WHAT THE TASK ASKS — Transcribe each line of the records below exactly, excluding any embedded images.

Records with drawing code
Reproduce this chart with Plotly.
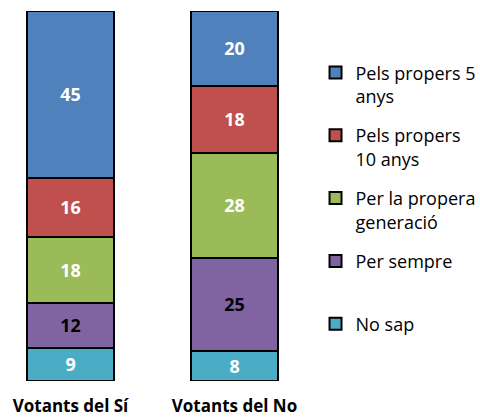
import plotly.graph_objects as go

categories = ["Votants del Sí", "Votants del No"]
series_names = ["No sap", "Per sempre", "Per la propera<br>generació", "Pels propers<br>10 anys", "Pels propers 5<br>anys"]
values_no_sap = [9, 8]
values_per_sempre = [12, 25]
values_propera_generacio = [18, 28]
values_10_anys = [16, 18]
values_5_anys = [45, 20]

series_values = [values_no_sap, values_per_sempre, values_propera_generacio, values_10_anys, values_5_anys]
colors = ["#4BACC6", "#8064A2", "#9BBB59", "#C0504D", "#4F81BD"]
text_colors = ["white", "black", "white", "white", "white"]
legend_names = [series_names[0] + "<br>\u00a0", series_names[1] + "<br>\u00a0"] + series_names[2:]

fig = go.Figure()
for i, vals in enumerate(series_values):
    fig.add_trace(go.Bar(
        x=categories, y=vals, name=legend_names[i],
        text=[str(v) for v in vals], textposition="inside", insidetextanchor="middle",
        textangle=0,
        textfont=dict(family="Open Sans", size=18, color=text_colors[i], weight="bold"),
        marker=dict(color=colors[i], line=dict(color="black", width=2)),
        width=0.53, legendgroup=str(i), legendrank=5 - i, hoverinfo="skip",
    ))

fig.update_layout(
    width=480, height=417,
    barmode="stack", barnorm="percent",
    margin=dict(l=0, r=160, t=11, b=36, autoexpand=False),
    paper_bgcolor="white", plot_bgcolor="white",
    font=dict(family="Open Sans", color="black"),
    showlegend=True,
    legend=dict(
        x=0.986, xanchor="left", y=0.883, yanchor="top",
        traceorder="grouped", tracegroupgap=13, valign="top",
        font=dict(family="Open Sans", size=18, color="black"),
        itemwidth=30, bgcolor="rgba(0,0,0,0)",
    ),
    uniformtext=dict(mode="show", minsize=10),
)
fig.update_xaxes(
    range=[-70.5 / 164, -70.5 / 164 + 320 / 164],
    showline=False, showgrid=False, zeroline=False, ticks="",
    ticklabelstandoff=13,
    tickfont=dict(family="Open Sans", size=17, color="black", weight="bold"),
)
fig.update_yaxes(range=[0, 100], visible=False)

fig.write_html("out.html", config={"displayModeBar": False},
               post_script="document.body.style.margin='0';document.body.style.overflow='hidden';")
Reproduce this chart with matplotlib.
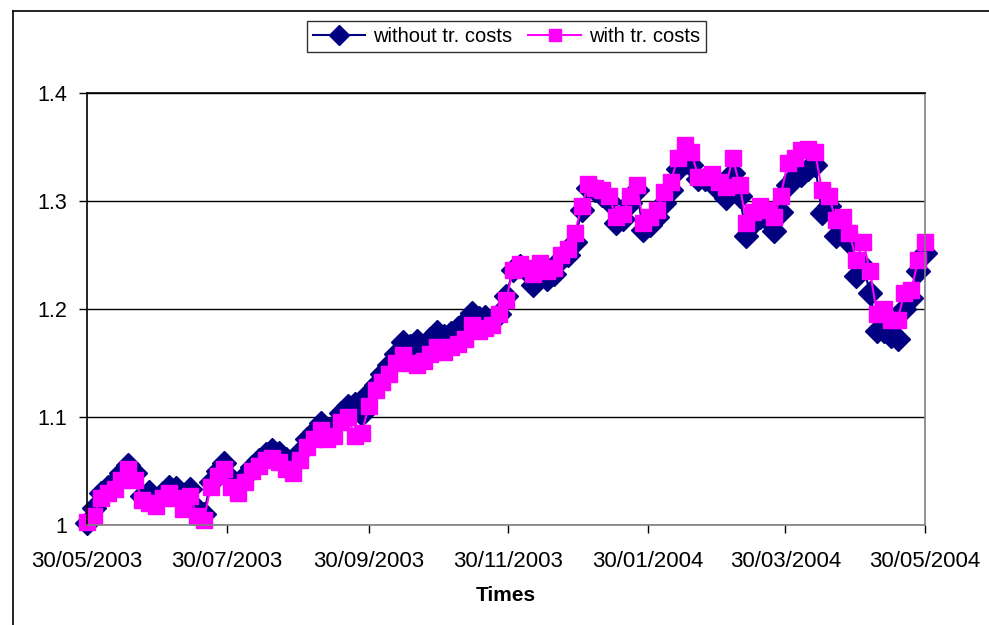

EXERCISE ANSWER —
Reproduce this chart with Plotly.
import plotly.graph_objects as go

categories = ["Votants del Sí", "Votants del No"]
series_names = ["No sap", "Per sempre", "Per la propera<br>generació", "Pels propers<br>10 anys", "Pels propers 5<br>anys"]
values_no_sap = [9, 8]
values_per_sempre = [12, 25]
values_propera_generacio = [18, 28]
values_10_anys = [16, 18]
values_5_anys = [45, 20]

series_values = [values_no_sap, values_per_sempre, values_propera_generacio, values_10_anys, values_5_anys]
colors = ["#4BACC6", "#8064A2", "#9BBB59", "#C0504D", "#4F81BD"]
text_colors = ["white", "black", "white", "white", "white"]
legend_names = [series_names[0] + "<br>\u00a0", series_names[1] + "<br>\u00a0"] + series_names[2:]

fig = go.Figure()
for i, vals in enumerate(series_values):
    fig.add_trace(go.Bar(
        x=categories, y=vals, name=legend_names[i],
        text=[str(v) for v in vals], textposition="inside", insidetextanchor="middle",
        textangle=0,
        textfont=dict(family="Open Sans", size=18, color=text_colors[i], weight="bold"),
        marker=dict(color=colors[i], line=dict(color="black", width=2)),
        width=0.53, legendgroup=str(i), legendrank=5 - i, hoverinfo="skip",
    ))

fig.update_layout(
    width=480, height=417,
    barmode="stack", barnorm="percent",
    margin=dict(l=0, r=160, t=11, b=36, autoexpand=False),
    paper_bgcolor="white", plot_bgcolor="white",
    font=dict(family="Open Sans", color="black"),
    showlegend=True,
    legend=dict(
        x=0.986, xanchor="left", y=0.883, yanchor="top",
        traceorder="grouped", tracegroupgap=13, valign="top",
        font=dict(family="Open Sans", size=18, color="black"),
        itemwidth=30, bgcolor="rgba(0,0,0,0)",
    ),
    uniformtext=dict(mode="show", minsize=10),
)
fig.update_xaxes(
    range=[-70.5 / 164, -70.5 / 164 + 320 / 164],
    showline=False, showgrid=False, zeroline=False, ticks="",
    ticklabelstandoff=13,
    tickfont=dict(family="Open Sans", size=17, color="black", weight="bold"),
)
fig.update_yaxes(range=[0, 100], visible=False)

fig.write_html("out.html", config={"displayModeBar": False},
               post_script="document.body.style.margin='0';document.body.style.overflow='hidden';")
Reproduce this chart with matplotlib.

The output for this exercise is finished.